** Stated goal **
Only the lines from the one containing "Output the web" through the one containing "titre.forEach((t, i) =>" should be duplicated, exactly as they appear. Pictures are to be left out.

** Given data **
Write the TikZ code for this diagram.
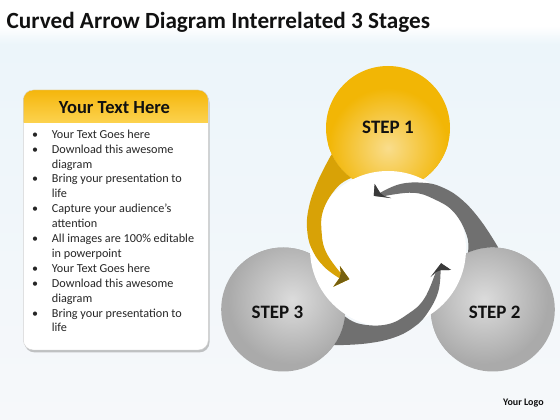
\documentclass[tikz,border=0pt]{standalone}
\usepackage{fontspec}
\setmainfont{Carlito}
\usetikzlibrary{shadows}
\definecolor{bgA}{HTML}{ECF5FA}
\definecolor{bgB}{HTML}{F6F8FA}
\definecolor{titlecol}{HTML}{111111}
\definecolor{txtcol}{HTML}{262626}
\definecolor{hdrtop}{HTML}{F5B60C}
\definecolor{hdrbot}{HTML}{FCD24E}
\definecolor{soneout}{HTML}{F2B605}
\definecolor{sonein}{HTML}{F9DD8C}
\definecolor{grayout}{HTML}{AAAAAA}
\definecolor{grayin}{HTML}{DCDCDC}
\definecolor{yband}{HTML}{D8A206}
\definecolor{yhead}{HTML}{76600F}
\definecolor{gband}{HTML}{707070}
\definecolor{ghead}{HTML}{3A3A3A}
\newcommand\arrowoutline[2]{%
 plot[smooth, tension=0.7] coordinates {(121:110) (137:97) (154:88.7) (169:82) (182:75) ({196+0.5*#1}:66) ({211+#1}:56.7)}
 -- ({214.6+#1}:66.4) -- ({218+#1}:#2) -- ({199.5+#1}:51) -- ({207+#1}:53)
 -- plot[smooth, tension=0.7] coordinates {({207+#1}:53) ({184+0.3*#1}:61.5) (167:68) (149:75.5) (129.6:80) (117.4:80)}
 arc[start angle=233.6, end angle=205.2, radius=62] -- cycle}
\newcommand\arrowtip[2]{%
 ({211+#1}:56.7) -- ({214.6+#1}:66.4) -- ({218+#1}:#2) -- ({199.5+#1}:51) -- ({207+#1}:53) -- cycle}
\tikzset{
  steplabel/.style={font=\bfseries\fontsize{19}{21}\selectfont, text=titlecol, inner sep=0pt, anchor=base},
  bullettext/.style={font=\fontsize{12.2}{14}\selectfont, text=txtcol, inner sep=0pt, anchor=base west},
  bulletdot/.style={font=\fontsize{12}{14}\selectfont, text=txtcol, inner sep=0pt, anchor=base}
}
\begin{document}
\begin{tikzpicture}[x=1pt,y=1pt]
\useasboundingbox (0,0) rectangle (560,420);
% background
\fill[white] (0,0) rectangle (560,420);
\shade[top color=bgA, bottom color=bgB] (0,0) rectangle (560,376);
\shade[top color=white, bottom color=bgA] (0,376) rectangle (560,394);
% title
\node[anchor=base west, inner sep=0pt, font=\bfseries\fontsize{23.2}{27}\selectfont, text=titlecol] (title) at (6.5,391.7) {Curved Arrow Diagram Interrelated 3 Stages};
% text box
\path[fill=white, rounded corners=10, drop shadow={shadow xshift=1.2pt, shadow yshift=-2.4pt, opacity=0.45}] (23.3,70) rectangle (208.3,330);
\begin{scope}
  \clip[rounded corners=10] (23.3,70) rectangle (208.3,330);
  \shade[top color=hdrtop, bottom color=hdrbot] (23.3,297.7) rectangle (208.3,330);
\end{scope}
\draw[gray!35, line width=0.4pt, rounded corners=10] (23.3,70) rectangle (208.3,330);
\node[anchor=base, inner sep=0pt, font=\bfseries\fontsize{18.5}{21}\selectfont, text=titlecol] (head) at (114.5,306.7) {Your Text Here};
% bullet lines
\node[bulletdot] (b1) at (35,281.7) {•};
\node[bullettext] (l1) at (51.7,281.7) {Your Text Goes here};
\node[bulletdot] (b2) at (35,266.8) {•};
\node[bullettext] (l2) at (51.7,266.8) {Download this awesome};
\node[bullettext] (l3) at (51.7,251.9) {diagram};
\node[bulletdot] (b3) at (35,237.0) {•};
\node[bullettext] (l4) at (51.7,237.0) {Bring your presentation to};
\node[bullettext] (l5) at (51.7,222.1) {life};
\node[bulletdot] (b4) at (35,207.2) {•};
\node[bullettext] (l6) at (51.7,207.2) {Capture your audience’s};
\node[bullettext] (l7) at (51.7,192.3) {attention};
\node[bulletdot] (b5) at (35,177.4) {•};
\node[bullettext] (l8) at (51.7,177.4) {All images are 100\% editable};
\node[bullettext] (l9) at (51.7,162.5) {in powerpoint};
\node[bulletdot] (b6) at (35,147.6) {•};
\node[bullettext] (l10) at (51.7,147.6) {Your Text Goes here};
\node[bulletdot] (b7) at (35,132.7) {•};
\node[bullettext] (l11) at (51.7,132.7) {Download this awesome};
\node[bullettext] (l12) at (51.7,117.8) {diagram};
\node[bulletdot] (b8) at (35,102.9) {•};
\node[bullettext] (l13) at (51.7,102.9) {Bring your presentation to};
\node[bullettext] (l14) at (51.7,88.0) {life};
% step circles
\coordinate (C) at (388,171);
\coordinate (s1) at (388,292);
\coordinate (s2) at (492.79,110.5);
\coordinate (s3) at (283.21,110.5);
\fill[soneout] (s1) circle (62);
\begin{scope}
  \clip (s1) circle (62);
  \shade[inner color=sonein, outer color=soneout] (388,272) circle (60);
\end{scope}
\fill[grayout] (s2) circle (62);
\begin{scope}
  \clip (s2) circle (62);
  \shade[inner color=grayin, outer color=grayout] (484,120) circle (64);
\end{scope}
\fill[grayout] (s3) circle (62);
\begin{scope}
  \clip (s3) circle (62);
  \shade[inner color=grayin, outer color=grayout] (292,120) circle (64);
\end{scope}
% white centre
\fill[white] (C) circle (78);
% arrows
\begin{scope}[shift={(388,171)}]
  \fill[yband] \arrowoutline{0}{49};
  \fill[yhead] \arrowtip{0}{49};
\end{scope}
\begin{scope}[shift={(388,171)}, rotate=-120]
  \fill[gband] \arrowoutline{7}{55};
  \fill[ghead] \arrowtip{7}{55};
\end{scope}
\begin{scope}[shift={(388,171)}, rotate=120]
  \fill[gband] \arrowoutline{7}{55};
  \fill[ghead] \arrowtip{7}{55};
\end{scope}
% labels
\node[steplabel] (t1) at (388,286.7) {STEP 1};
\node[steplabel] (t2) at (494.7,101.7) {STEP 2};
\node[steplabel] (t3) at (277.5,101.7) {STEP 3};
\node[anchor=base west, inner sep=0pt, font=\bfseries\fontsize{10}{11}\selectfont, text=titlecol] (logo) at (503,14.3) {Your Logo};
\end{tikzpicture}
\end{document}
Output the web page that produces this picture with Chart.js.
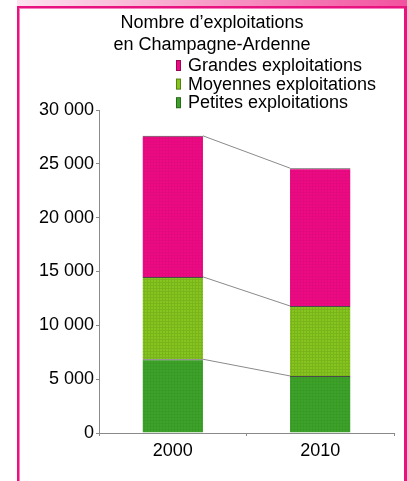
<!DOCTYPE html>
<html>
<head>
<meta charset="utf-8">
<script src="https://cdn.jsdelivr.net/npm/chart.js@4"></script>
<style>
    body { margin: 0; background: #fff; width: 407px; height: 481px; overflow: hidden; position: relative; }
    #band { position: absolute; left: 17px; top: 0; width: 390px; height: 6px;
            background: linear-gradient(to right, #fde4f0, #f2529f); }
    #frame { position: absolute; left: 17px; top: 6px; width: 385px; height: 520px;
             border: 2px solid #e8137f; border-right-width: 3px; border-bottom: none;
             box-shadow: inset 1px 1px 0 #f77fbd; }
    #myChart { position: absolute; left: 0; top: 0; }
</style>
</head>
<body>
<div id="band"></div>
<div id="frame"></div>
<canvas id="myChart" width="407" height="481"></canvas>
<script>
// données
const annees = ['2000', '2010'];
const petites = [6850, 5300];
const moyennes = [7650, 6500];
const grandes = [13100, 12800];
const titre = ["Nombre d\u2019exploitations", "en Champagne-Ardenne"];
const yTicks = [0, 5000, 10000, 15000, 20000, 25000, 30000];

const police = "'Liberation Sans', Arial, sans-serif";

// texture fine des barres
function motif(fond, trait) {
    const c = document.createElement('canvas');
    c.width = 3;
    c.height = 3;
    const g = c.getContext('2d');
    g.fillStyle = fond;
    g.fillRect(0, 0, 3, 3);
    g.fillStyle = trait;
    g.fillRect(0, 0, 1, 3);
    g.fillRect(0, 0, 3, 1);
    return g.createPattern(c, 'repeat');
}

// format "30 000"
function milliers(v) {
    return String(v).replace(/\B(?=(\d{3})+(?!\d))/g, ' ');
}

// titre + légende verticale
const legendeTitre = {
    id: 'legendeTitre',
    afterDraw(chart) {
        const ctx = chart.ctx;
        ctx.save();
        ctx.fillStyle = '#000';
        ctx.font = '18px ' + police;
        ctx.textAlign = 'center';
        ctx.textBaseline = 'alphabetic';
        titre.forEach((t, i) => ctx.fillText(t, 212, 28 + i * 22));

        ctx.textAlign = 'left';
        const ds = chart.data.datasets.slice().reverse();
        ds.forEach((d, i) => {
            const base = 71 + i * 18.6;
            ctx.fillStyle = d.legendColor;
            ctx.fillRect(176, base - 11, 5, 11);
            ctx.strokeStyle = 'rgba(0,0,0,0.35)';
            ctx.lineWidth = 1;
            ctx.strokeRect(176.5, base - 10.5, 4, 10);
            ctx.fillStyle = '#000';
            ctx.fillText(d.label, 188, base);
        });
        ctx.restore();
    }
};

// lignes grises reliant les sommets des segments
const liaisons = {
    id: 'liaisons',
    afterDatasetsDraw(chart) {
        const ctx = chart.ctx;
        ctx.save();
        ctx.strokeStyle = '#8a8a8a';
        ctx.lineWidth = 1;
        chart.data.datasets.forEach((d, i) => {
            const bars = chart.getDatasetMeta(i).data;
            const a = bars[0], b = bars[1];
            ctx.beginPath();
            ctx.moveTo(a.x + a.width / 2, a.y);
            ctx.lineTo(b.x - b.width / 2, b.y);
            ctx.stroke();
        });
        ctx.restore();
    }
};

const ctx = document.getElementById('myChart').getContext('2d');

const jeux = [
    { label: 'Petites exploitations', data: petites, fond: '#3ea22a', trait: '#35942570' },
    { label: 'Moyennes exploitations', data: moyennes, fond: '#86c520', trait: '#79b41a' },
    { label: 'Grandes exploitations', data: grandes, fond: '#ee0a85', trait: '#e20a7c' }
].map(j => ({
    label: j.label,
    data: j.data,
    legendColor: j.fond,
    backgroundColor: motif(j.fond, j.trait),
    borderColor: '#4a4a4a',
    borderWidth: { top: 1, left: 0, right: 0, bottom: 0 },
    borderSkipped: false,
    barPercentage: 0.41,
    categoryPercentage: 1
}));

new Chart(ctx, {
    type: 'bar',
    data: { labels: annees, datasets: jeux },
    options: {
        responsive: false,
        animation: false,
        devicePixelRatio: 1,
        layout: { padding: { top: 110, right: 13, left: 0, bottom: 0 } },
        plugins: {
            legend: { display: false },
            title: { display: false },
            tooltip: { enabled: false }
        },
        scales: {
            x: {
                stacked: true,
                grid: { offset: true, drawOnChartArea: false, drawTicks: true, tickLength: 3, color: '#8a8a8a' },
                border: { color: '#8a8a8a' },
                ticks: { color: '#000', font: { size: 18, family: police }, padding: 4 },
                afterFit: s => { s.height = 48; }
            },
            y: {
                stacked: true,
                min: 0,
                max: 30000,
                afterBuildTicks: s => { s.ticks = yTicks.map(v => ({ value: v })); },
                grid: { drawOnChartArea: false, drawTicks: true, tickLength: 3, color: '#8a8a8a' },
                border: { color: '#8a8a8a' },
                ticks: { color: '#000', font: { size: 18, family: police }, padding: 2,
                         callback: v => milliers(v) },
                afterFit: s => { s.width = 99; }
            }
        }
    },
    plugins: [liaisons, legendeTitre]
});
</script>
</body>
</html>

** Solution for this task **
Output the web page that produces this picture with Chart.js.
<!DOCTYPE html>
<html>
<head>
<meta charset="utf-8">
<script src="https://cdn.jsdelivr.net/npm/chart.js@4"></script>
<style>
    body { margin: 0; background: #fff; width: 407px; height: 481px; overflow: hidden; position: relative; }
    #band { position: absolute; left: 17px; top: 0; width: 390px; height: 6px;
            background: linear-gradient(to right, #fde4f0, #f2529f); }
    #frame { position: absolute; left: 17px; top: 6px; width: 385px; height: 520px;
             border: 2px solid #e8137f; border-right-width: 3px; border-bottom: none;
             box-shadow: inset 1px 1px 0 #f77fbd; }
    #myChart { position: absolute; left: 0; top: 0; }
</style>
</head>
<body>
<div id="band"></div>
<div id="frame"></div>
<canvas id="myChart" width="407" height="481"></canvas>
<script>
// données
const annees = ['2000', '2010'];
const petites = [6850, 5300];
const moyennes = [7650, 6500];
const grandes = [13100, 12800];
const titre = ["Nombre d\u2019exploitations", "en Champagne-Ardenne"];
const yTicks = [0, 5000, 10000, 15000, 20000, 25000, 30000];

const police = "'Liberation Sans', Arial, sans-serif";

// texture fine des barres
function motif(fond, trait) {
    const c = document.createElement('canvas');
    c.width = 3;
    c.height = 3;
    const g = c.getContext('2d');
    g.fillStyle = fond;
    g.fillRect(0, 0, 3, 3);
    g.fillStyle = trait;
    g.fillRect(0, 0, 1, 3);
    g.fillRect(0, 0, 3, 1);
    return g.createPattern(c, 'repeat');
}

// format "30 000"
function milliers(v) {
    return String(v).replace(/\B(?=(\d{3})+(?!\d))/g, ' ');
}

// titre + légende verticale
const legendeTitre = {
    id: 'legendeTitre',
    afterDraw(chart) {
        const ctx = chart.ctx;
        ctx.save();
        ctx.fillStyle = '#000';
        ctx.font = '18px ' + police;
        ctx.textAlign = 'center';
        ctx.textBaseline = 'alphabetic';
        titre.forEach((t, i) => ctx.fillText(t, 212, 28 + i * 22));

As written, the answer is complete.